Produits et Services concernés
L’action en déchéance étant directement liée à l’exploitation d’une marque, il convient de s’intéresser précisément aux produits et services pour laquelle la marque a été déposée.
En effet, dans le cas où l’action en déchéance ne viserait qu’une partie des produits ou des services pour lesquels la marque est enregistrée, le titulaire pourrait alors être déchu de ses droits uniquement pour les produits ou les services concernés.

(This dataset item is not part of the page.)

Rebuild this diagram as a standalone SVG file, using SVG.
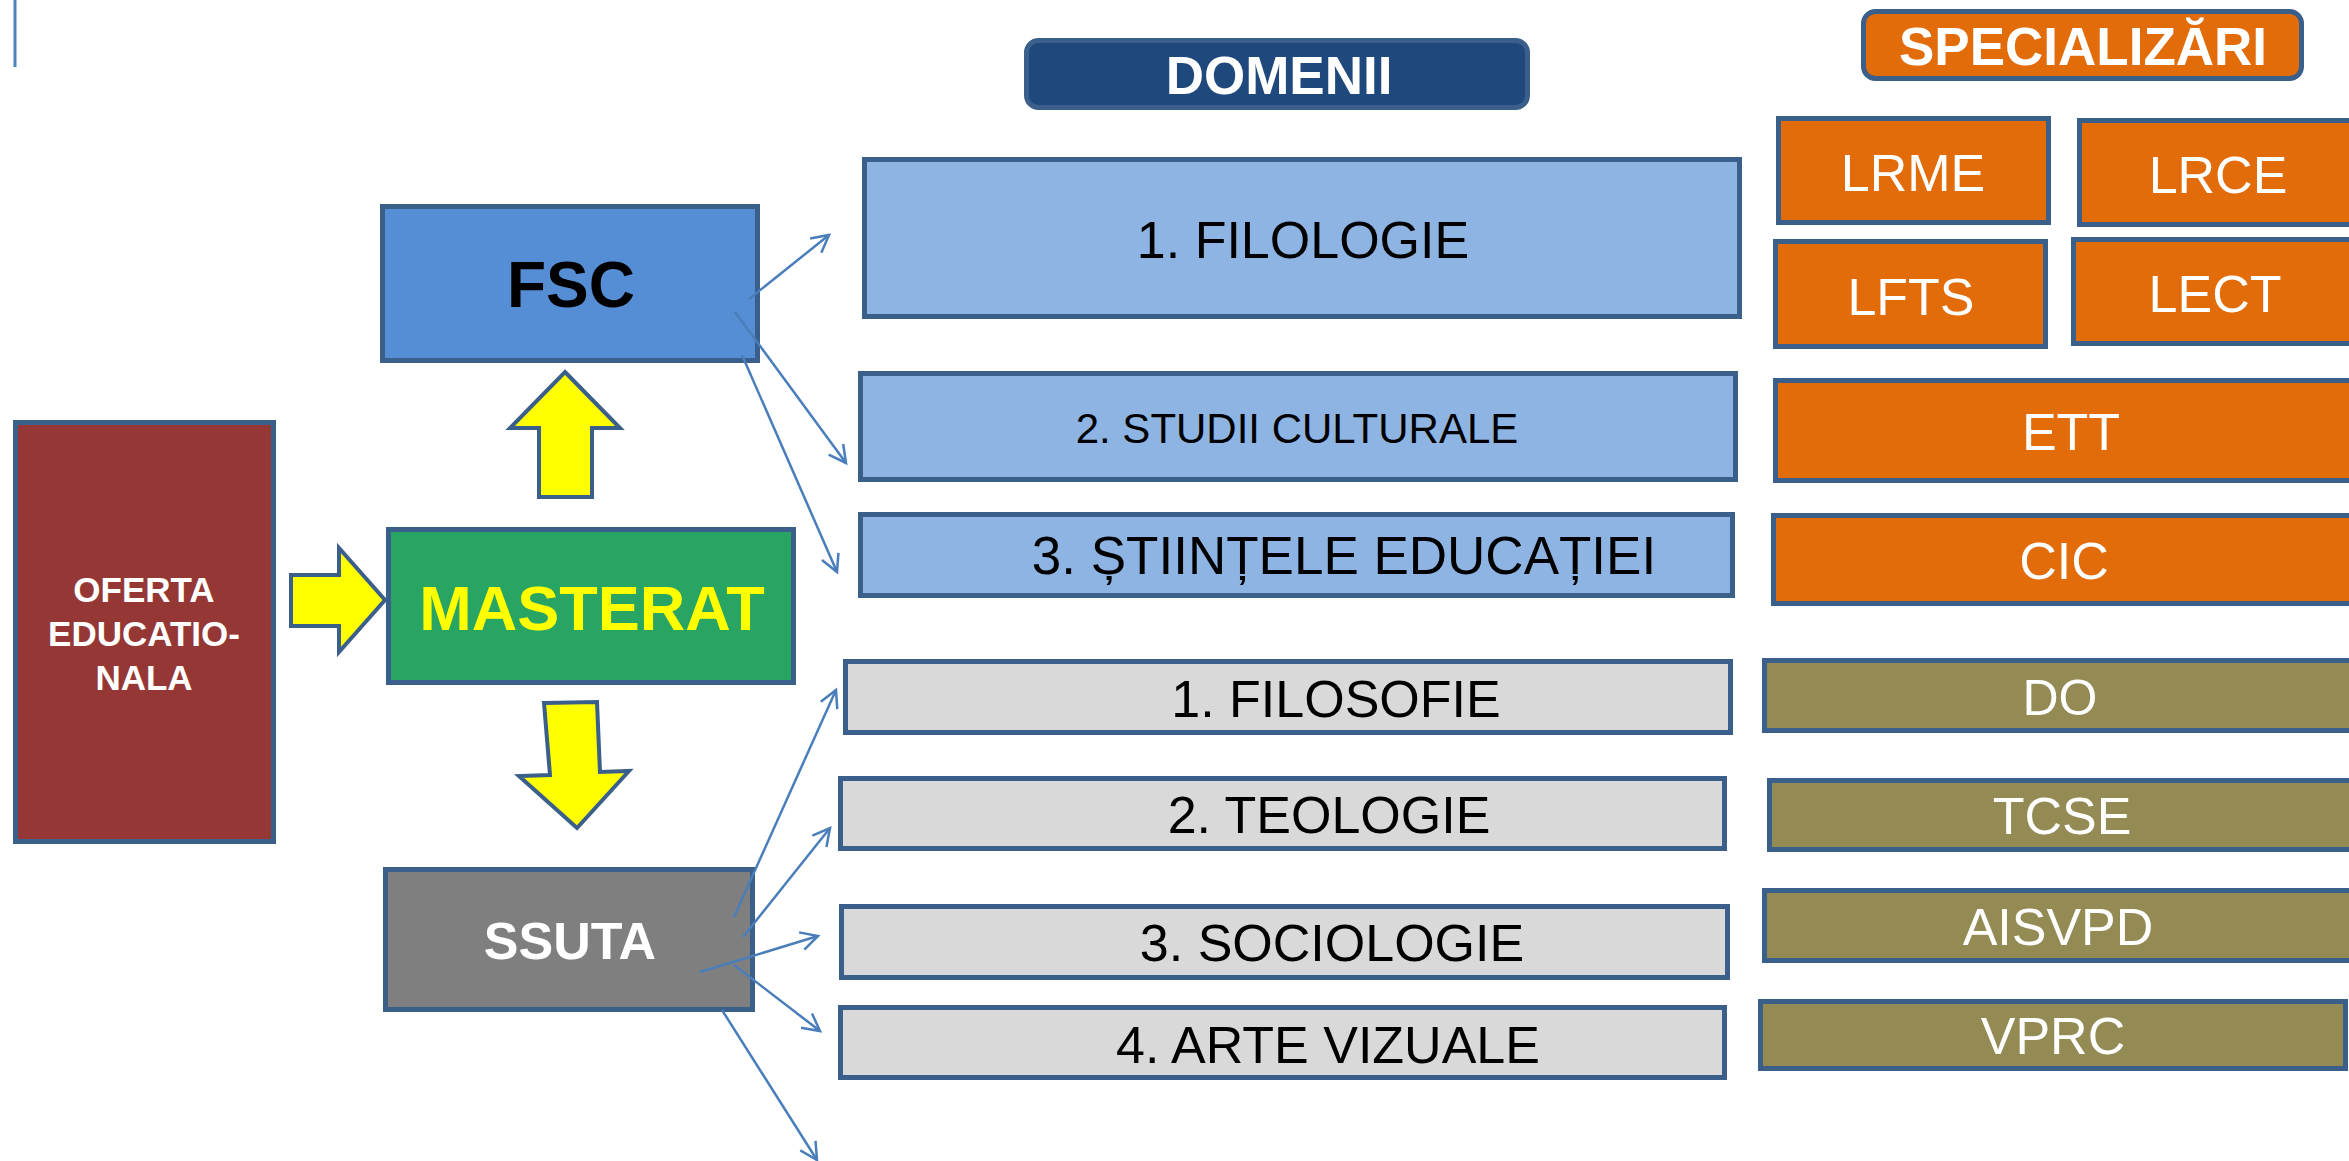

Il devra alors apporter des preuves d’usage de sa marque pour chacun des produits et services déposés, afin de démontrer qu’il ne détient pas un monopole injustifié sur le signe qu’il a enregistré.
La Cour d’appel a, par exemple, reconnu que le dépôt d’une marque dite de « barrage » ne constitue pas un juste motif permettant de légitimer la non-exploitation d’une marque.
En l’espèce, la société Mont Blanc, célèbre pour ses crèmes desserts, avait également déposé la marque du même nom pour désigner des boissons alcoolisées. La société Mont Blanc n’a toutefois jamais commercialisé de boissons alcoolisées sous la marque Mont Blanc car celle-ci a été uniquement déposée dans l’intention d’empêcher la commercialisation de ces produits sous la même dénomination.
En effet, la société Mont Blanc craignait que la commercialisation de boissons alcoolisées nuise à son image. Cependant, ce motif n’étant pas valable, la Cour d’appel a donc prononcé la déchéance partielle de la marque Mont Blanc en ce qu’elle désignait des boissons alcoolisées (CA Rennes, ch. n°3, 6 octobre 2020 n°16/05278).